Check these areas during every deep clean:

  • Wipe the magnetic base surface on the printer with a dry microfiber cloth before placing the steel sheet back down. Any debris sandwiched between the magnet and sheet creates high spots.
  • Clean the edges and underside of removable sheets with IPA. When you flex the sheet to remove a print, your fingers deposit oils exactly where the next print’s purge line or skirt will sit.
  • Inspect bed clips on glass beds for rust or debris. Rust particles that flake onto the glass create adhesion dead zones.

Success Check: Is Your Bed Clean Enough to Print?

After cleaning, run this verification before committing to a long print:

1. Heat the bed to your normal printing temperature for the filament you use.

2. Wipe a clean dry finger lightly across the print area. It should feel completely smooth with no slick spots.

3. Print a single-layer test square that covers the areas where you normally place parts. A 50 mm square, 0.2 mm thick, printed at your normal first-layer speed and temperature works well.

4. Remove the square and inspect the bottom surface. It should be uniformly smooth with no gaps, bubbles, or thin patches.

5. If the test square shows inconsistent adhesion, repeat the cleaning process with dish soap rather than adding more IPA.

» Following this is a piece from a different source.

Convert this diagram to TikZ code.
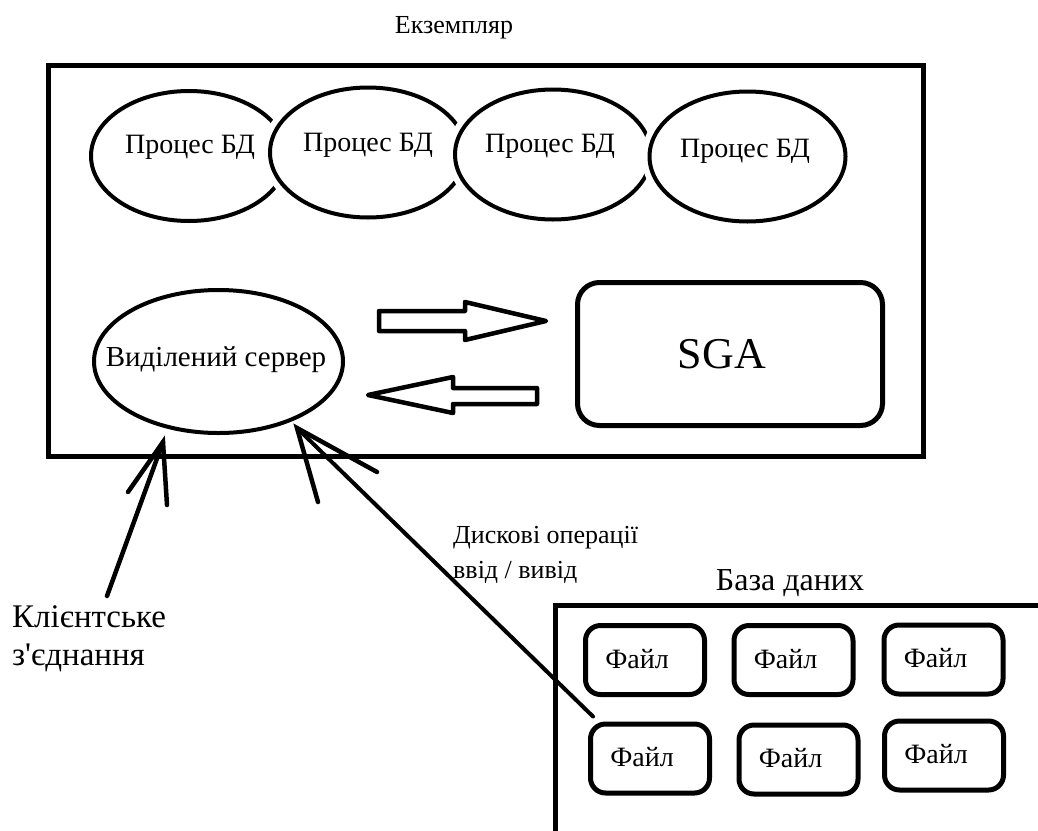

When to Stop Cleaning and Replace the Bed

Cleaning cannot fix a worn-out bed surface. Stop troubleshooting and order a replacement when you see any of these clear failure thresholds:

  • Smooth PEI: Visible bubbles, cracks, or peeling at the edges that grow with each heat cycle. If the PEI lifts enough to catch a fingernail, the bond to the steel is failing and the sheet will only get worse.
  • Textured PEI: Bare steel showing through the coating in any spot larger than a few millimeters. Once the coating breaches, flaking accelerates and the exposed steel does not adhere filament reliably.
  • Glass: Deep scratches you can feel with a fingernail, or coated glass with shiny worn patches larger than a centimeter. A single deep scratch across the print area creates a permanent adhesion fault line.
  • Any surface: Adhesion fails consistently in the same area after a full deep-clean cycle with dish soap, indicating a permanent low spot, coating failure, or subsurface contamination that cleaning cannot reach.

For removable spring steel sheets, replacement is straightforward and costs $15–40 depending on the brand. For fixed beds or proprietary coated glass, check whether the manufacturer sells a replacement surface or if a generic PEI sheet adhered to the existing plate is a viable fix. If you have run the full deep-clean sequence twice with no improvement and the bed shows any of the physical damage signs above, further cleaning is wasted effort—replace the surface and move on.